What can cause an error like that?
As with most errors of this nature, the cause can either be hardware or software-related. The software causes range from wrong BIOS settings, to improper shutdown and mixed up active partitions or corrupted Master Boot Record. By the way, you might also encounter a missing operating system issue.
On the hardware side of things, you are looking at the most obvious one – drive going bad. It usually happens with older devices, but that is mostly the case. As an alternative, the cables are also something that you should check, even if you are a laptop user.
Let’s dive in.
There are several options in your BIOS that can cause problems, so I’ll go over each one of them. To get into your BIOS, you will need to look into the user manual from your motherboard or laptop. All of them are unique, and it depends on the brand.
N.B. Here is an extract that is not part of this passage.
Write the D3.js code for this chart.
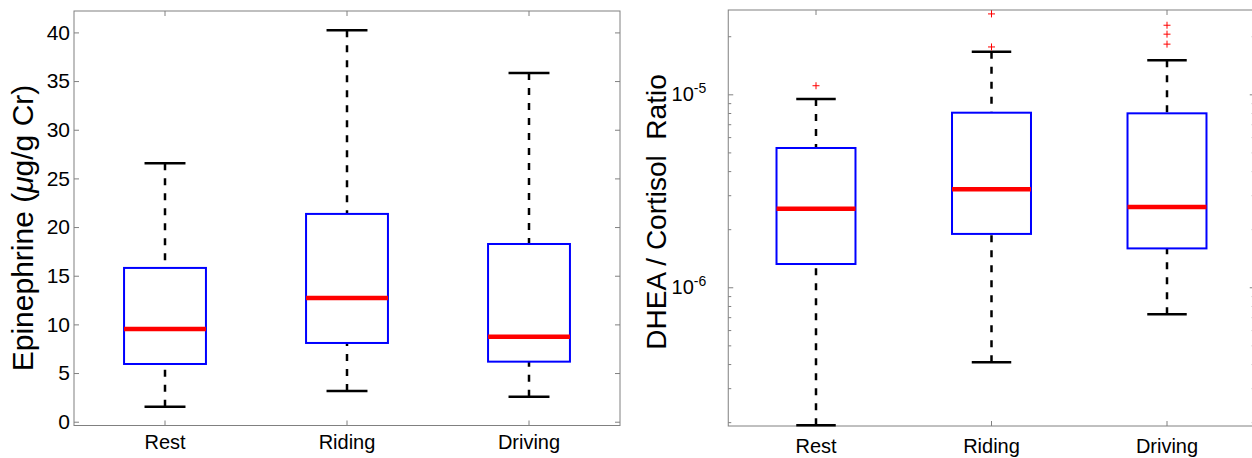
<!DOCTYPE html>
<html>
<head>
<meta charset="utf-8">
<script src="https://cdn.jsdelivr.net/npm/d3@7"></script>
<style>
  body { margin: 0; background: #fff; }
  svg { display: block; font-family: "Liberation Sans", Arial, sans-serif; }
  .tick line { stroke: #808080; }
</style>
</head>
<body>
<div id="chart"></div>
<script>
const width = 1252;
const height = 458;

const categories = ["Rest", "Riding", "Driving"];

// Epinephrine (ug/g Cr)
const epiLow = [1.54, 3.16, 2.57];
const epiQ1 = [5.93, 8.09, 6.17];
const epiMedian = [9.53, 12.71, 8.74];
const epiQ3 = [15.8, 21.35, 18.26];
const epiHigh = [26.56, 40.23, 35.84];
const epiOutliers = [[], [], []];
const epiTicks = [0, 5, 10, 15, 20, 25, 30, 35, 40];

// DHEA / Cortisol ratio
const ratioLow = [1.93e-7, 4.09e-7, 7.25e-7];
const ratioQ1 = [1.32e-6, 1.89e-6, 1.59e-6];
const ratioMedian = [2.55e-6, 3.22e-6, 2.61e-6];
const ratioQ3 = [5.27e-6, 8.03e-6, 7.97e-6];
const ratioHigh = [9.45e-6, 1.66e-5, 1.50e-5];
const ratioOutliers = [[1.108e-5], [1.76e-5, 2.61e-5], [1.82e-5, 2.05e-5, 2.28e-5]];
const ratioTicks = [1e-6, 1e-5];

let svg = d3.select("#chart").append("svg")
    .attr("width", width)
    .attr("height", height);

function boxPanel(opt) {
    const g = svg.append("g");
    const x = d3.scaleBand().domain(categories).range([opt.left, opt.right]);
    const y = opt.y;
    const bw = x.bandwidth();

    let rows = categories.map((c, i) => ({
        cat: c, lo: opt.lo[i], q1: opt.q1[i], med: opt.med[i],
        q3: opt.q3[i], hi: opt.hi[i], out: opt.out[i]
    }));

    // frame
    g.append("rect")
        .attr("x", opt.left).attr("y", y.range()[1])
        .attr("width", opt.right - opt.left)
        .attr("height", y.range()[0] - y.range()[1])
        .attr("fill", "none").attr("stroke", "#808080").attr("stroke-width", 1);

    // axes, ticks pointing inward
    let yAx = g.append("g")
        .attr("transform", `translate(${opt.left},0)`)
        .call(d3.axisLeft(y).tickValues(opt.ticks).tickSizeInner(-5).tickSizeOuter(0).tickPadding(4)
            .tickFormat(opt.fmt ? "" : d3.format("d")));
    g.append("g")
        .attr("transform", `translate(${opt.right},0)`)
        .call(d3.axisRight(y).tickValues(opt.ticks).tickSizeInner(-5).tickSizeOuter(0).tickFormat(""));
    if (opt.minor) {
        g.append("g").attr("transform", `translate(${opt.left},0)`)
            .call(d3.axisLeft(y).tickValues(opt.minor).tickSizeInner(-3).tickSizeOuter(0).tickFormat(""));
        g.append("g").attr("transform", `translate(${opt.right},0)`)
            .call(d3.axisRight(y).tickValues(opt.minor).tickSizeInner(-3).tickSizeOuter(0).tickFormat(""));
    }
    let xAx = g.append("g")
        .attr("transform", `translate(0,${y.range()[0]})`)
        .call(d3.axisBottom(x).tickSizeInner(-5).tickSizeOuter(0).tickPadding(opt.xPad));
    g.append("g")
        .attr("transform", `translate(0,${y.range()[1]})`)
        .call(d3.axisTop(x).tickSizeInner(-5).tickSizeOuter(0).tickFormat(""));

    g.selectAll(".domain").remove();
    yAx.selectAll("text").style("font-size", "21px").attr("fill", "#000");
    xAx.selectAll("text").style("font-size", "20px").attr("fill", "#000");

    if (opt.fmt) {
        yAx.selectAll(".tick").each(function(d) {
            let t = d3.select(this).append("text")
                .attr("x", -22).attr("dy", "0.32em")
                .attr("text-anchor", "end")
                .attr("fill", "#000")
                .style("font-size", "20px");
            t.append("tspan").text("10");
            t.append("tspan").attr("dy", "-0.6em").style("font-size", "14px")
                .text(Math.round(Math.log10(d)));
        });
    }

    // whiskers
    let box = g.selectAll(".box").data(rows).enter().append("g").attr("class", "box");
    box.append("line")
        .attr("x1", d => x(d.cat) + bw / 2).attr("x2", d => x(d.cat) + bw / 2)
        .attr("y1", d => y(d.hi)).attr("y2", d => y(d.q3))
        .attr("stroke", "#000").attr("stroke-width", 2.5).attr("stroke-dasharray", "7,8");
    box.append("line")
        .attr("x1", d => x(d.cat) + bw / 2).attr("x2", d => x(d.cat) + bw / 2)
        .attr("y1", d => y(d.lo)).attr("y2", d => y(d.q1))
        .attr("stroke", "#000").attr("stroke-width", 2.5).attr("stroke-dasharray", "7,8");
    ["hi", "lo"].forEach(k => {
        box.append("line")
            .attr("x1", d => x(d.cat) + bw * 0.3875).attr("x2", d => x(d.cat) + bw * 0.6125)
            .attr("y1", d => y(d[k])).attr("y2", d => y(d[k]))
            .attr("stroke", "#000").attr("stroke-width", 2.5);
    });
    box.append("rect")
        .attr("x", d => x(d.cat) + bw * 0.275)
        .attr("width", bw * 0.45)
        .attr("y", d => y(d.q3))
        .attr("height", d => y(d.q1) - y(d.q3))
        .attr("fill", "none").attr("stroke", "#0000ff").attr("stroke-width", 2);
    box.append("line")
        .attr("x1", d => x(d.cat) + bw * 0.275).attr("x2", d => x(d.cat) + bw * 0.725)
        .attr("y1", d => y(d.med)).attr("y2", d => y(d.med))
        .attr("stroke", "#ff0000").attr("stroke-width", 4.5);

    // outliers as red plus signs
    box.each(function(d) {
        d3.select(this).selectAll(".out").data(d.out).enter().append("path")
            .attr("class", "out")
            .attr("transform", v => `translate(${x(d.cat) + bw / 2},${y(v)})`)
            .attr("d", "M-3.5,0H3.5M0,-3.5V3.5")
            .attr("stroke", "#ff0000").attr("stroke-width", 1);
    });

    // y label
    g.append("text")
        .attr("transform", `translate(${opt.labelX},${opt.labelY}) rotate(-90)`)
        .attr("text-anchor", "middle")
        .style("font-size", opt.labelSize + "px")
        .style("white-space", "pre")
        .attr("fill", "#000")
        .html(opt.label);
}

boxPanel({
    left: 74, right: 620,
    y: d3.scaleLinear().domain([-0.39, 42.2]).range([425.5, 11]),
    ticks: epiTicks,
    lo: epiLow, q1: epiQ1, med: epiMedian, q3: epiQ3, hi: epiHigh, out: epiOutliers,
    xPad: 9,
    label: 'Epinephrine (<tspan font-style="italic">μ</tspan>g/g Cr)',
    labelX: 33, labelY: 228, labelSize: 30
});

let minor = [];
[1e-7, 1e-6, 1e-5].forEach(p => {
    for (let m = 2; m <= 9; m++) minor.push(m * p);
});

let ry = d3.scaleLog().domain([1.91e-7, 2.735e-5]).range([426, 10]);
boxPanel({
    left: 728.25, right: 1254.75,
    y: ry,
    ticks: ratioTicks,
    minor: minor.filter(v => v > 1.91e-7 && v < 2.735e-5),
    fmt: true,
    lo: ratioLow, q1: ratioQ1, med: ratioMedian, q3: ratioQ3, hi: ratioHigh, out: ratioOutliers,
    xPad: 13,
    label: "DHEA / Cortisol  Ratio",
    labelX: 666, labelY: 212, labelSize: 28
});
</script>
</body>
</html>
The first and most obvious thing you should check is the boot configuration. If the disk where you have Windows installed is not on the list or is not on the top, then you may have a problem. Head over to the boot tab and make the changes so that the BIOS will pull the boot files from the disk first.
This may be a long shot, but it is worth trying out. Newer versions of Windows come equipped with a feature called Legacy Boot, which is part of the modern replacement for BIOS, UEFI. Even though there are a lot of advantages, this option is known to cause boot problems.
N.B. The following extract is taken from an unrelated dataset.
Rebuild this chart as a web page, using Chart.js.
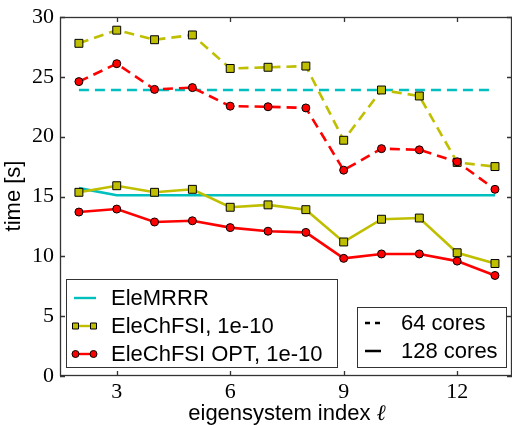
<!DOCTYPE html>
<html>
<head>
<meta charset="utf-8">
<script src="https://cdn.jsdelivr.net/npm/chart.js@4"></script>
<style>
  html, body { margin:0; padding:0; background:#fff; }
  #box { width:512px; height:425px; }
</style>
</head>
<body>
<div id="box"><canvas id="timeChart" width="512" height="425"></canvas></div>
<script>
// eigensystem index l
const idx = [2, 3, 4, 5, 6, 7, 8, 9, 10, 11, 12, 13];
const xTicks = [3, 6, 9, 12];
const yTicks = [0, 5, 10, 15, 20, 25, 30];

// time [s], 64 cores (dashed) and 128 cores (solid)
const mrrr64   = [23.9, 23.9, 23.9, 23.9, 23.9, 23.9, 23.9, 23.9, 23.9, 23.9, 23.9, 23.9];
const mrrr128  = [15.7, 15.1, 15.1, 15.1, 15.1, 15.1, 15.1, 15.1, 15.1, 15.1, 15.1, 15.1];
const chfsi64  = [27.8, 28.9, 28.1, 28.5, 25.7, 25.8, 25.9, 19.7, 23.9, 23.4, 17.85, 17.5];
const chfsi128 = [15.35, 15.9, 15.35, 15.6, 14.1, 14.3, 13.9, 11.2, 13.1, 13.2, 10.3, 9.4];
const opt64    = [24.6, 26.1, 23.95, 24.1, 22.55, 22.5, 22.4, 17.2, 19.0, 18.9, 17.9, 15.6];
const opt128   = [13.7, 13.95, 12.87, 12.97, 12.4, 12.1, 12.0, 9.83, 10.2, 10.2, 9.6, 8.4];

const CYAN = '#00bfbf', YEL = '#bfbf00', RED = '#ff0000';
const DASH = [10, 6];
const SANS = '"Liberation Sans", Arial, sans-serif';
const SERIF = '"Liberation Serif", "Times New Roman", serif';

function pts(arr){ return arr.map((v,i)=>({x:idx[i], y:v})); }

function series(data, color, dashed, marker){
  return {
    data: pts(data),
    borderColor: color,
    backgroundColor: color,
    borderWidth: 2.6,
    borderDash: dashed ? DASH : [],
    pointStyle: marker || 'circle',
    pointRadius: marker ? (marker === 'rect' ? 5.6 : 4) : 0,
    pointBorderColor: '#000',
    pointBorderWidth: 1,
    pointBackgroundColor: color,
    tension: 0
  };
}

// first dataset ends up on top
const datasets = [
  series(opt128, RED, false, 'circle'),
  series(opt64, RED, true, 'circle'),
  series(chfsi128, YEL, false, 'rect'),
  series(chfsi64, YEL, true, 'rect'),
  series(mrrr128, CYAN, false, null),
  series(mrrr64, CYAN, true, null)
];

const framePlugin = {
  id: 'frame',
  afterDatasetsDraw(chart){
    const c = chart.ctx, a = chart.chartArea;
    const xs = chart.scales.x, ys = chart.scales.y;
    c.save();
    c.strokeStyle = '#333';
    c.lineWidth = 1.3;
    c.strokeRect(a.left + 0.5, a.top + 0.5, a.right - a.left - 1, a.bottom - a.top - 1);
    // inward ticks on all sides
    c.beginPath();
    xTicks.forEach(v=>{
      const px = Math.round(xs.getPixelForValue(v)) + 0.5;
      c.moveTo(px, a.bottom); c.lineTo(px, a.bottom - 5);
      c.moveTo(px, a.top); c.lineTo(px, a.top + 5);
    });
    yTicks.forEach(v=>{
      const py = Math.round(ys.getPixelForValue(v)) + 0.5;
      c.moveTo(a.left, py); c.lineTo(a.left + 5, py);
      c.moveTo(a.right, py); c.lineTo(a.right - 5, py);
    });
    c.stroke();
    c.restore();
  },
  afterDraw(chart){
    const c = chart.ctx;
    c.save();
    c.fillStyle = '#000';
    // axis titles
    c.textBaseline = 'alphabetic';
    const t1 = 'eigensystem index ';
    c.font = '22px ' + SANS;
    const w1 = c.measureText(t1).width;
    c.font = 'italic 22px ' + SERIF;
    const w2 = c.measureText('ℓ').width;
    let x0 = 287 - (w1 + w2) / 2;
    c.font = '22px ' + SANS;
    c.textAlign = 'left';
    c.fillText(t1, x0, 420);
    c.font = 'italic 22px ' + SERIF;
    c.fillText('ℓ', x0 + w1, 420);

    c.save();
    c.translate(14, 196);
    c.rotate(-Math.PI / 2);
    c.font = '22px ' + SANS;
    c.textAlign = 'center';
    c.textBaseline = 'middle';
    c.fillText('time [s]', 0, 0);
    c.restore();

    // legend boxes
    c.fillStyle = '#fff';
    c.strokeStyle = '#333';
    c.lineWidth = 1;
    c.fillRect(66, 279, 272, 89);
    c.strokeRect(66.5, 279.5, 271, 88);
    c.fillRect(357, 307, 150, 61);
    c.strokeRect(357.5, 307.5, 149, 60);

    const rows = [
      {label:'EleMRRR', color:CYAN, marker:null, y:298},
      {label:'EleChFSI, 1e-10', color:YEL, marker:'rect', y:326},
      {label:'EleChFSI OPT, 1e-10', color:RED, marker:'circle', y:354}
    ];
    rows.forEach(r=>{
      c.strokeStyle = r.color;
      c.lineWidth = 2.4;
      c.setLineDash([]);
      c.beginPath(); c.moveTo(74, r.y); c.lineTo(96, r.y); c.stroke();
      if (r.marker){
        c.fillStyle = r.color;
        c.strokeStyle = '#000';
        c.lineWidth = 1;
        [75.5, 93.5].forEach(mx=>{
          c.beginPath();
          if (r.marker === 'rect') c.rect(mx - 3, r.y - 3, 6, 6);
          else c.arc(mx, r.y, 3.5, 0, Math.PI * 2);
          c.fill(); c.stroke();
        });
      }
      c.fillStyle = '#000';
      c.font = '22px ' + SANS;
      c.textAlign = 'left';
      c.textBaseline = 'middle';
      c.fillText(r.label, 111, r.y + 1);
    });

    c.strokeStyle = '#000';
    c.lineWidth = 2.4;
    c.beginPath();
    c.moveTo(365, 323); c.lineTo(370, 323);
    c.moveTo(375, 323); c.lineTo(380, 323);
    c.moveTo(365, 351); c.lineTo(381, 351);
    c.stroke();
    c.fillStyle = '#000';
    c.fillText('64 cores', 401, 324);
    c.fillText('128 cores', 401, 352);
    c.restore();
  }
};

const ctx = document.getElementById('timeChart').getContext('2d');

const chart = new Chart(ctx, {
  type: 'line',
  data: { datasets: datasets },
  plugins: [framePlugin],
  options: {
    responsive: false,
    animation: false,
    devicePixelRatio: 1,
    layout: { autoPadding: false, padding: { top: 17, right: 0, left: 0, bottom: 0 } },
    plugins: { legend: { display: false }, tooltip: { enabled: false } },
    scales: {
      x: {
        type: 'linear',
        min: 1.5, max: 13.45,
        grid: { display: false, drawTicks: false },
        border: { display: false },
        afterBuildTicks: s => { s.ticks = xTicks.map(v => ({ value: v })); },
        afterFit: s => { s.height = 49; s.paddingLeft = 0; s.paddingRight = 0; },
        ticks: { color: '#000', padding: 3, font: { family: SERIF, size: 22 } }
      },
      y: {
        min: 0, max: 30,
        grid: { display: false, drawTicks: false },
        border: { display: false },
        afterBuildTicks: s => { s.ticks = yTicks.map(v => ({ value: v })); },
        afterFit: s => { s.width = 60; s.paddingTop = 0; s.paddingBottom = 0; },
        ticks: { color: '#000', padding: 6, font: { family: SERIF, size: 22 } }
      }
    }
  }
});
</script>
</body>
</html>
The idea behind this option is to reverse the setting you have at the moment. Locate the Legacy Boot option, and if it’s enabled, you should disable it and ice versa. If this doesn’t work, you can revert it back to the way it was.
Setting the correct partition as active
Something that may cause this error is the improper partition is active, so the BIOS has no idea where to look for the boot files. To set the correct partition active, you will need to get to the Command Prompt. Since you are not able to boot your Windows, you will need a bootable Windows installation USB.
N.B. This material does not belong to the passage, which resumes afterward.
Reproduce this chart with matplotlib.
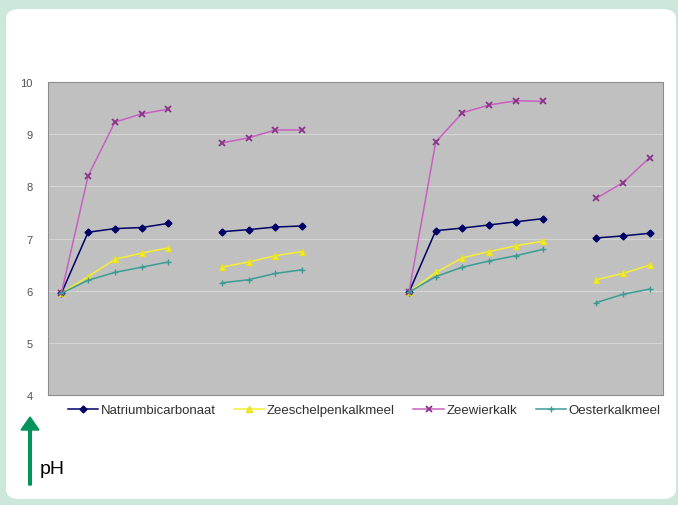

Boot from the USB and wait for the installation wizard to begin. You can leave the language, time and currency settings and keyboard layout default, because you will not be installing Windows.
On the next screen, click on “Repair your computer.”
This will pull up a different menu where you will need to click on “Troubleshooter.”
From the troubleshooting options, select “Advanced options.”
Finally, you will need to select “Command Prompt.”
There is a set of four commands that you will need to enter to set a specific partition as active:
- list disk
- select disk X (replace X with the number of the drive where Windows is installed)
- list volume
- select volume X (replace X with the number of the volume that contains the system files)
With time cables can degrade and simply stop working. This usually happens when you move them around a lot, or they are twisted past their breaking point. Before you start thinking of the worst, check your SATA cables from your motherboard to your disk. Try and plug the connector to another SATA connector on your motherboard. While you are there, you can also check the power cable from your power supply. Try and plug a different connector.
These kinds of problems are not very common on laptops because the disk is connected directly to the motherboard. The problem is that notebooks get banged around, and if the disk is not tight in its place, it may get lost. Remove the bottom lid of your laptop and check if the disk is in the correct position.
Checking the disk for errors and fixing them
Disks can get damaged, and that may lead to the error you are getting. There is good news and bad news. The good news is that some errors and be fixed, the bad news is that bad sectors cannot.
To run the check process on your disk, you will need to get to the Command Prompt following the procedure I explained in the previous section. When you get there, enter the command “chkdsk C: /f /r.” This command will scan the C partition and will try to fix any errors it finds. The process will take some time, and it will depend on the size and type of your disk. When it’s done, you will get a detailed report outlining what it managed to fix and what it cannot fix. The unfixable errors are very likely mechanical damage to the disk or bad sectors, meaning that you should consider replacing it.
Not being able to boot your computer is problematic, and even though it’s not something that you should panic instantly, there is a reason for concern. You can learn more boot errors here. Before you start thinking about a new computer, try the quick fixes I outlined in this article and see if they manage to solve your problem. Even if they don’t and the problem is with the disk, replacing it will get you back on track without spending a fortune on a new computer.
And as always, don’t forget to backup everything to avoid more significant problems in the future.